By Diane Armstrong, Business Development Manager, QSR International

For personnel working in local public sector organisations such as the NHS and local authorities, the need to consult with staff, service users and the public to implement service changes is more important than ever. We all acknowledge that the cuts in funding imposed by central government are putting significant pressure on consultation and research teams to do more with fewer resources and less funding. Whilst in the background, bubbling away, there is the ongoing menace of judicial review, striking fear into the hearts and minds of consultation teams across the country!

Whether we like it or not, the reality is that public consultation has never been more important and is certainly here to stay. Conducting a successful consultation depends on managing the process as effectively as possible and choosing the most appropriate approach and dialogue methods, which often means using a blended approach of both qualitative and quantitative methods.

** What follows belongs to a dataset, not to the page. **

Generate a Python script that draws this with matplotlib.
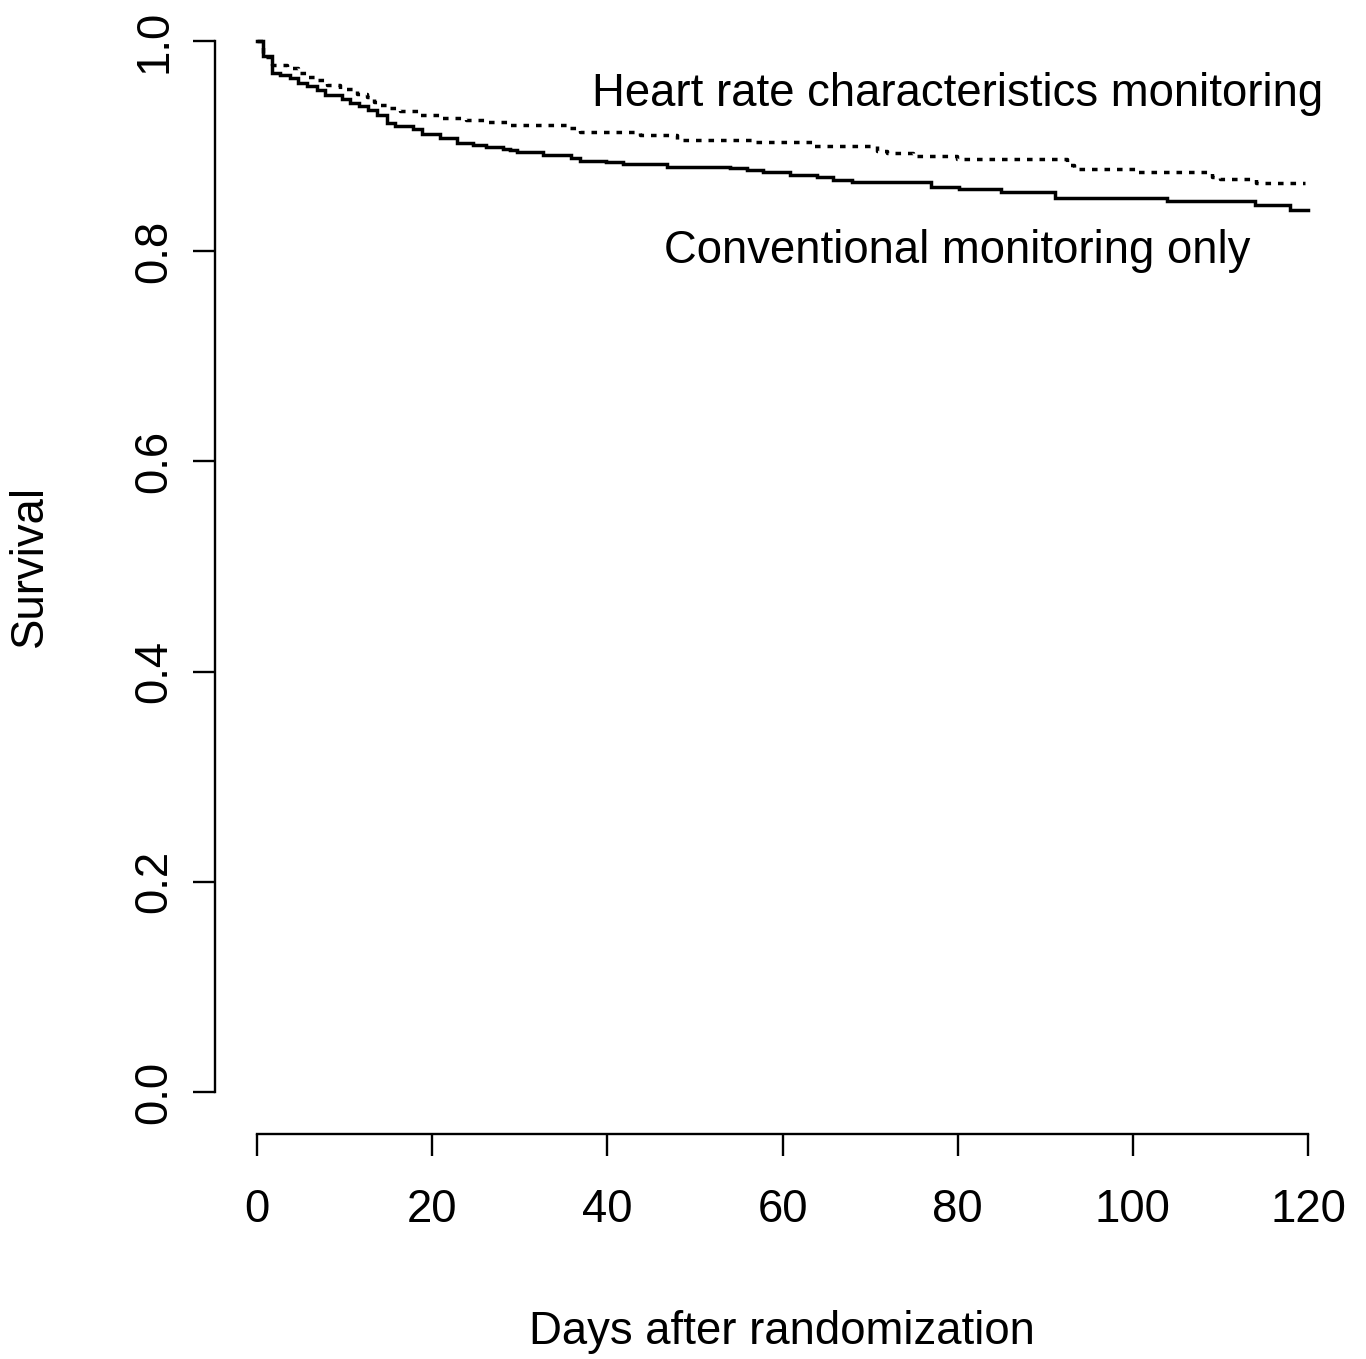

Yet organisations often lean towards a quantitative approach when reporting consultations. Statistical data clearly illustrates whether a person is in favour, or not, of a particular proposal. Quantitative information will therefore always form the backbone of any public consultation, as it can easily be managed in large volumes and is relatively straightforward to reference when reporting findings.

However, the downside is that a quantitative approach doesn’t necessarily reflect the true opinions and views of the service user, as it doesn’t give them the opportunity to respond to the consultation questions in their own words. NVivo was developed to help provide a way of structuring qualitative data. Such information provides organisations with a valuable opportunity to really dig deep into their data, exploring issues, identifying emerging themes and making sense of unstructured information.

By being overwhelmed with qualitative data, or avoiding collecting it in the first place, important information can be lost. Exploring a rich data source enables public sector organisations to facilitate genuine (rather than tokenistic) discussion with their service users and with the wider public. It provides the ‘meat on the bones’ in terms of giving a fuller picture of what local people and communities are actually saying about services and gives organisations, like local councils, the opportunity to respond and act accordingly and to help build meaningful dialogue.

Ultimately, consultation data needs to be fit for purpose, stand up to scrutiny and support decision-making processes. Engagement and consultation teams must therefore evolve practices to report on both qualitative and quantitative findings. Only by drawing on the strengths of both approaches can Chief Officers and Elected Members make truly informed decisions relating to the provision of services to citizens and communities.